African, Caribbean and Black communities in Ottawa and Toronto say health-care providers need to better understand their needs and create programs catered to them during the pandemic, according to the preliminary findings of a study published Monday to mark the beginning of Black History Month.
“We thought this is so timely,” said Josephine Etowa, the study’s project lead and professor at the school of nursing at the University of Ottawa. “We’re about 50 per cent of the way to completion of our data collection … and [we’re] reminding people of some of the needs of people of African descent.”
A joint news release from the CO-CREATH lab at the University of Ottawa and the HiFi lab at St. Michael’s Hospital in Toronto states there needs to be evidence-based, racially-responsive health care for members of the African, Caribbean and Black communities.

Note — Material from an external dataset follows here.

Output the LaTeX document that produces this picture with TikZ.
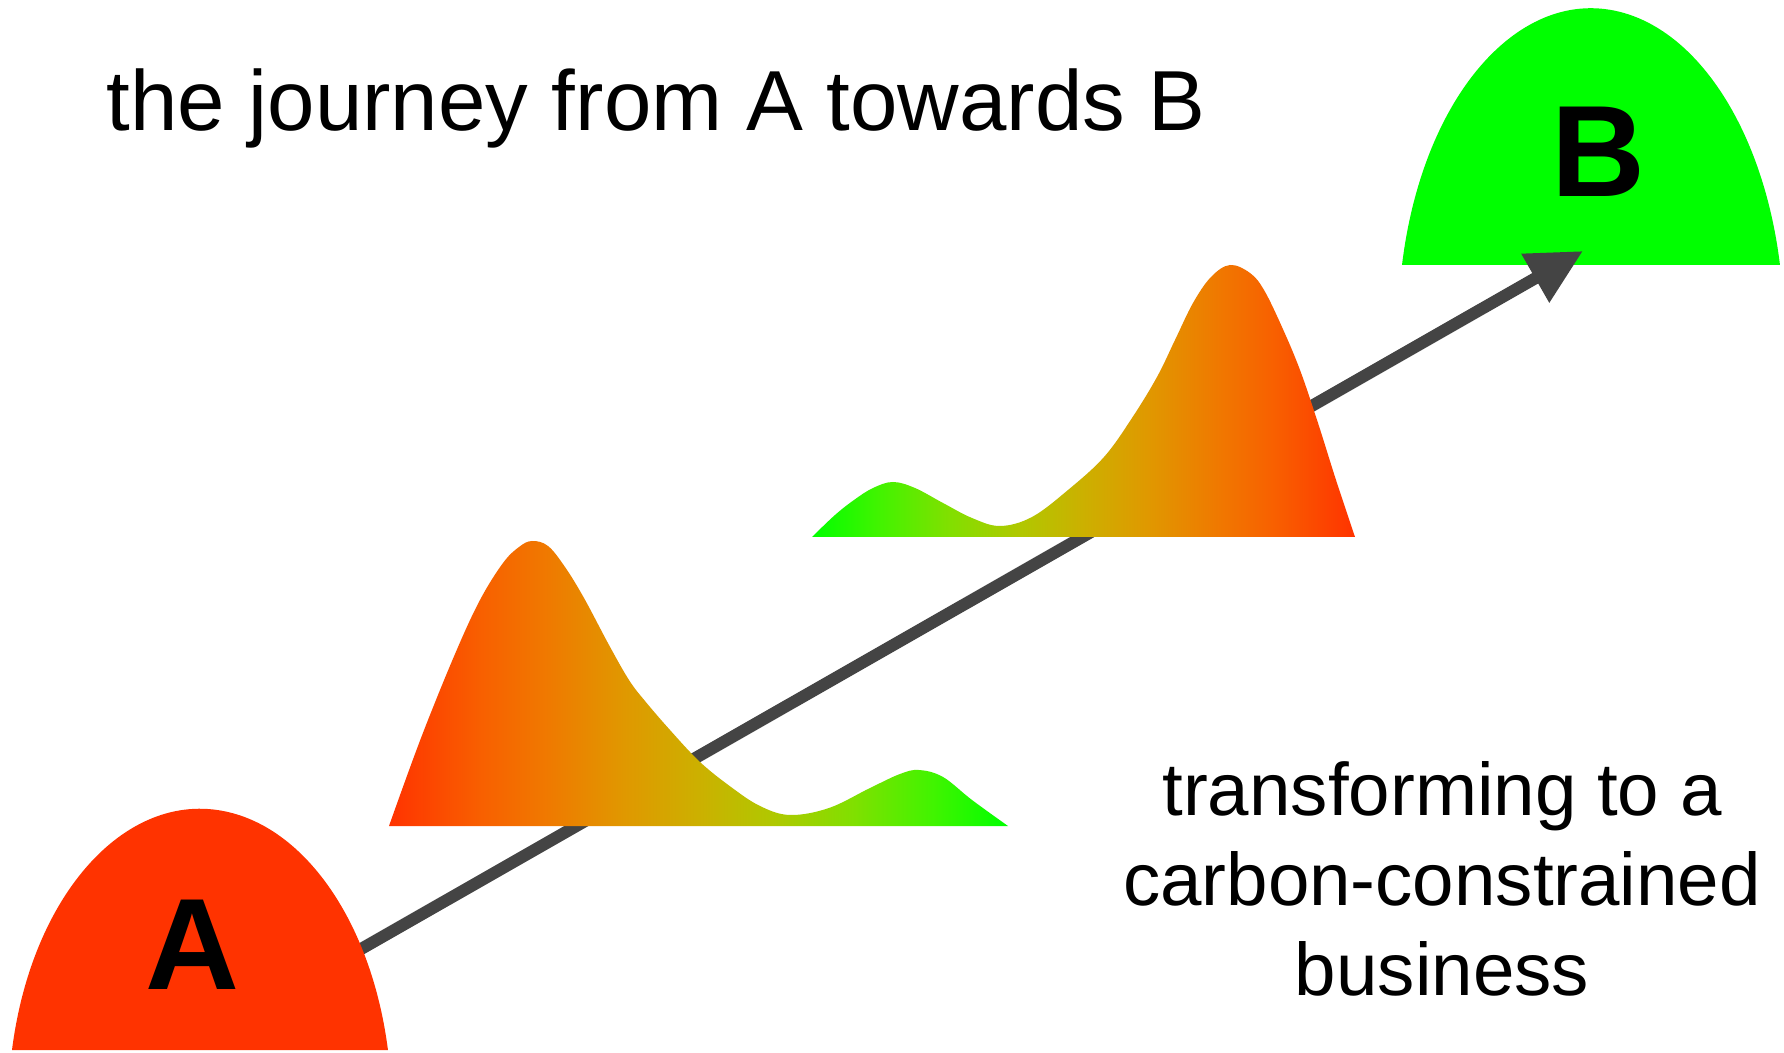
\documentclass[tikz,border=0pt]{standalone}
\usepackage{fontspec}
\setmainfont{Liberation Sans}
\usetikzlibrary{arrows.meta}
\definecolor{Ember}{HTML}{FF3300}
\definecolor{Leaf}{HTML}{00FF00}
\definecolor{Slate}{HTML}{444444}
\definecolor{HeatA}{HTML}{F86000}
\definecolor{HeatB}{HTML}{F07800}
\definecolor{HeatC}{HTML}{E09800}
\definecolor{HeatD}{HTML}{CCB000}
\definecolor{HeatE}{HTML}{B0C800}
\definecolor{HeatF}{HTML}{80E000}
\definecolor{HeatG}{HTML}{40F400}
\pgfdeclarehorizontalshading{warmtocool}{100bp}{color(0bp)=(Ember); color(25bp)=(Ember);
  color(32.5bp)=(HeatA); color(37.5bp)=(HeatB); color(44bp)=(HeatC); color(50bp)=(HeatD);
  color(56bp)=(HeatE); color(62.5bp)=(HeatF); color(69bp)=(HeatG); color(75bp)=(Leaf); color(100bp)=(Leaf)}

\begin{document}
\begin{tikzpicture}[
    x=0.1mm,y=-0.1mm,
    every node/.style={inner sep=0pt},
    heading/.style={font=\fontsize{24.25pt}{29pt}\selectfont,anchor=base west},
    caption/.style={font=\fontsize{21.2pt}{25.6pt}\selectfont,align=center,anchor=base},
    station/.style={font=\fontsize{37pt}{44pt}\selectfont\bfseries,anchor=base},
    hump/.style={shading=warmtocool},
    route/.style={draw=Slate,line width=1.2mm,-{Triangle[length=5.5mm,width=5.3mm]}}
  ]
    \useasboundingbox[fill=white] (0,0) rectangle (1784,1053);
    % end point B
    \fill[Leaf] (1402,265) arc[start angle=191.4,end angle=348.6,x radius=192.8,y radius=320] -- cycle;
    \coordinate (Abase) at (200,1041);
    \coordinate (Bbase) at (1583,251);
    \draw[route] (Abase) -- (Bbase);
    % start point A
    \fill[Ember] (12,1050) arc[start angle=191.3,end angle=348.7,x radius=191.7,y radius=300] -- cycle;
    \node[station] (A) at (192,989) {A};
    \node[station] (B) at (1598,197) {B};
    % the two distributions
    \shade[hump] plot[smooth,tension=0.6] coordinates {(389,826) (421,738) (455,654) (480,600)
      (503,563) (519,547) (532,541) (548,546) (565,567) (584,598) (609,645) (629,680) (645,701)
      (670,730) (700,762) (731,787) (760,806) (790,815) (829,808) (870,788) (900,774) (919,770)
      (943,777) (972,800) (1008,826)} -- cycle;
    \shade[hump,shading angle=180] plot[smooth,tension=0.6] coordinates {(812,537) (835,515)
      (854,500) (873,488) (893,482) (915,488) (943,503) (972,518) (1000,526) (1032,517)
      (1068,490) (1104,457) (1132,418) (1157,377) (1175,340) (1193,303) (1211,277) (1230,265)
      (1250,273) (1264,290) (1282,327) (1300,370) (1318,423) (1336,480) (1355,537)} -- cycle;
    \node[heading] (journey) at (106,131) {the journey from A towards B};
    \node[caption] (goal) at (1442,995) {transforming to a\\carbon-constrained\\business};
\end{tikzpicture}
\end{document}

The two labs embarked on the study last year, which looks at how the health-care system can be improved to better serve those communities during and after the COVID-19 pandemic.
A professor with the School of Nursing at the University of Ottawa heads up a new research project into how the healthcare system can be improved to better serve African, Caribbean and Black communities during and after the COVID-19 pandemic. 9:07
The study has surveyed 249 health-care providers in Ottawa and Toronto so far, including doctors, nurses, pharmacists, personal support workers, community health providers and public health experts.
Of those surveyed, 72 per cent said almost half of their clients are African, Caribbean and Canadian Black, states the news release.
Researchers also interviewed 80 people from the African, Caribbean and Black (ACB) community, health-care providers and policy-makers in the two cities. All groups said the Black community is disproportionately impacted by COVID-19.
“Discrimination is a barrier affecting access to health-care service, and there is a need for health-care providers to understand the needs of ACB people,” states the release.
The participants said they needed meaningful engagement with health-care professionals in developing strategies, policies and programs to address their needs.
Researchers say these findings “underscore the need for anti-racist” training and knowledge among health-care providers who serve those communities.
“Systemic racism still exists, and both people of African descent and actually other people need to have targeted interventions that would begin to address this,” said Etowa.
Etowa listed poor employment situations, frequent use of public transportation and poor housing as some factors that those communities are confronted with in COVID-19 hotspots, which make it harder for people to physically distance.
She said during the study, community members expressed hope about engaging with health-care providers.
“They’re excited of the prospects of them [working] with providers to understand their needs,” said Etowa. “They believe that having their voices at the table will help them.”
The ongoing study plans to survey 600 health-care providers and conduct 100 in-depth interviews. Etowa said the full report is expected to come out in the next few months.